Aug 27, 2013, 11:11 AM
In today’s edition of Youth Forum we bring you the contribution of the National Youth Service Scheme (NYSS) to the empowerment and development of the nation’s youths.
According to the Executive Director, Emmanuel Mendy, the NYSS was established by an Act of Parliament entitled: “The National Youth Service Scheme Act No. 4 of 1999 and revised with an updated Act of 2015”.
He pointed out that the act outlines cardinal principles that would guide NYSS towards achieving its aim.
He revealed that NYSS inculcates discipline in Gambian youths by instilling in them a tradition of industry at work, and of patriotic and loyal service to The Gambia in any situation they may find themselves.
Mr Mendy added that NYSS also seeks to boost the morale of the Gambian youths by giving them the opportunity to learn about the higher ideals of national achievements, social and cultural improvements.
The NYSS official further stated that the institution develops in the Gambian youths positive attitudes through shared experiences and suitable training, which would make them more responsive to the national interest.
NYSS also provides the youths with marketable skills to enable them secure employment in both the formal and informal sectors of the national economy.

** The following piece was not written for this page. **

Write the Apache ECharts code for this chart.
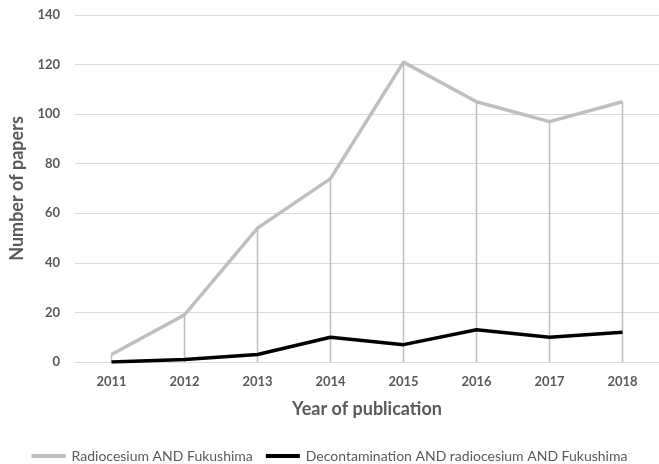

He spoke of the recognition of the manner in which youths have been affected by the imbalances of the past, and the need to redress these imbalances through more equitable policies, programmes and the allocation of resources.
“The promotion of equal opportunity and equal treatment of youths by encouraging a gender-inclusive approach to the development of youths, whereby the social influences of gender, disability and the particular circumstances of young women are recognized,” he further noted.
It was also for the promotion of youths’ participation in democratic processes, community and civic decision-making and development at all levels, he said, adding that it as well fosters the promotion of the value of sustainability in order to ensure that the needs of youths are met without compromising the ability of future generations to meet their own needs.
He added that the scheme was established in recognition of the government’s commitment to youth development, and also in response to the acute problem of unemployment among youths in the country.
He said the Gambia government was aware of the potentials of youths in contributing to national development, as they would be the future leaders of the nation; so it was essential and important to invest in developing youths’ capacities for self, community and wider national development.
Mr Mendy asserted that the scheme targets youths who fall within the age bracket of 17-30 years and are susceptible to some form of societal woes such as unemployment, indiscipline, frustration, drug abuse and continuous drinking of “Attaya”.
“It is against this background that government recognised the need to channel resources for youth development, and thereby decided to introduce the National Youth Service Scheme.”
“Since its creation, the programme strategy has been supporting youths to acquire skills of their choice for employment and self-employment opportunities.”
Initially, the scheme started with an intake of 100 youths in 1999, but by end of 2013 the total number of youths provided with skills stood at 1,678 in various skills areas such as computing, electrical installation, masonry, rice production, horticulture, auto-mechanics, secretarial studies, tailoring, livestock, carpentry, plumbing, electronics, accounting, home science, welding and fabrication, painting and decoration, refrigeration and air-conditioning, hairdressing, agronomy, maritime and catering.
In 2001, he added, a tracer and impact assessment study was conducted, and the results showed that there was a very high demand from youths who wanted to join the scheme, even though there were some misconceptions regarding the viability and success of the programme from skeptics.
“The results from the impact assessment proved very positive, especially in the areas of discipline, character and the accelerated rate in which youths acquired relevant skills for employ ability or self-employment.”
In 2002, the government expanded the mandate of NYSS to include apprenticeship training for youths who have never been to school, and those who left within six years of primary education.
He added that many of those corps members today are now either employed or self-employed, and some have progressed in life thanks to the intervention of the National Youth Service Scheme.